Nous bravons le froid et le vent glacial pour nous promener dans le hameau, dont le principal attrait est la goélette Our Lady of Lourdes. Pendant plus de 20 ans (dans les années 30 et 40), elle a servi de navire de livraison pour les missions catholiques entre Tuk et la province voisine du Nunavut. On nous a également conseillé de déjeuner chez Grandma’s kitchen (le seul restaurant) afin de goûter à la cuisine locale. Cependant, on se retrouve devant des hot dogs, pizzas et burgers au prix exorbitant. Le seul met local : le beluga. Cela nous fait trop mal au cœur de manger de la baleine, nous passons notre tour et préférons nous promener dans les ruelles pour nous imprégner de l’ambiance si authentique.
Impossible de repartir de Tuk sans avoir trempé la main dans l’océan arctique. On aurait bien aimé s’y baigner, mais vu le temps aujourd’hui, c’est l’hypothermie assurée !
Nous quittons Tuk dans l’après-midi pour retourner à Inuvik, en espérant y trouver un peu de chaleur et moins de vent. Mais avant, un plein du Jeep s’impose, histoire de ne pas tomber en rade au milieu de nulle part ! Comme l’essence est hors de prix, nous vidons l’un de nos réservoirs.
C’est raté pour la chaleur, il fait tout aussi froid à Inuvik. D’ailleurs, le concert du soir, dans le cadre du festival, a été déplacé à l’intérieur, dans le stade de hockey. Nous assistons au concert d’un groupe local : les Beluga Boys.
Mercredi 13 juillet
Maintenant que nous avons atteint le bout du monde… il faut en revenir ! Une longue journée de route nous attend pour le trajet retour sur la Dempster Highway en Jeep.

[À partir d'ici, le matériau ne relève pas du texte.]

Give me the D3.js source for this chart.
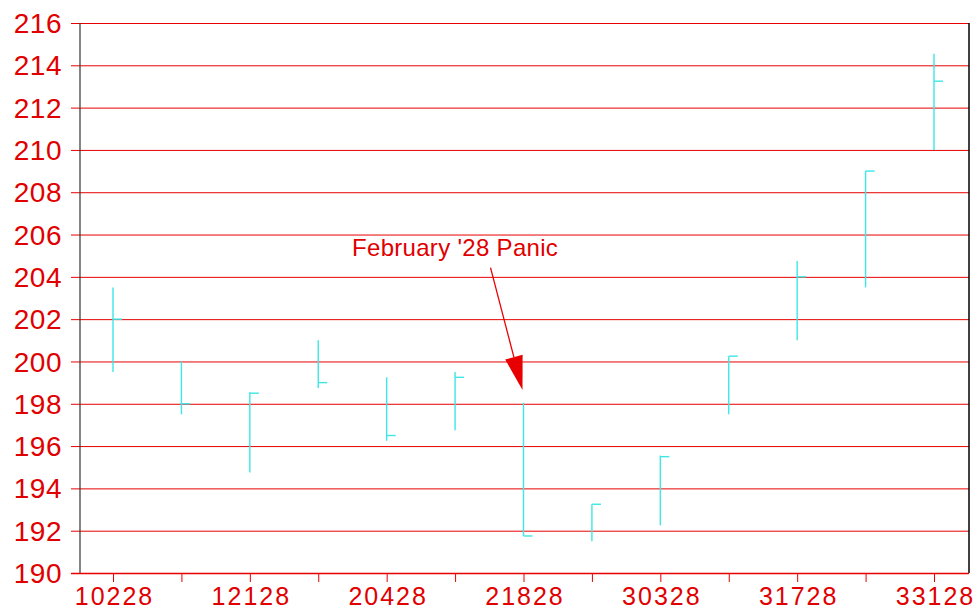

Brouillard, pluie, soleil, poussière, animaux, immensité sans limite et paysages époustouflants : nous enchaînons plus de 500 kms dans la journée, un bel exploit quand on sait que nous roulons en moyenne à 80 km/h. En fin de journée, un nuage noir se dresse à l’horizon. On sent qu’on va prendre une saucée ! Pire que ça : une véritable tempête de grêle s’abat sur nous ! Heureusement, en 5 minutes, c’est passé.
Pour notre dernière nuit sur la Dempster, nous bivouaquons dans un lit de rivière. Il fait frais et cette fraîcheur apporte un gros avantage : pas de moustiques (ou presque) !
Jeudi 14 juillet
Derniers kilomètres sur la Dempster Highway. Nous faisons une petite randonnée au parc de Tombstone pour nous dégourdir les jambes après ces quelques jours de route.
Fin d’une aventure ! Le chemin poussiéreux laisse soudain sa place à une route asphaltée. Wow ! Retour à la civilisation. On se croirait revenir d’un autre monde. Que d’émotions de savoir que ce périple, que nous attendions depuis si longtemps, se termine. Nous l’avons fait ! Nous avons parcouru la Dempster Highway en Jeep Wrangler dans son intégralité et avons mis le doigt dans l’océan arctique. Que du bonheur ! Nous sommes fiers, immensément heureux, et JP a besoin d’un bon bain ! 😆
Mission accomplie au Canada. Il est temps de passer à la suite de notre voyage, qui s’annonce tout aussi belle. Et elle se résume en un mot : Alaska.
1 commentaire
Fantastique ce périple au Bout du Monde !! Dommage pour ce temps froid avec du brouillard. J’aurais bien aimé une photo en maillot dans l’Océan Arctique !!!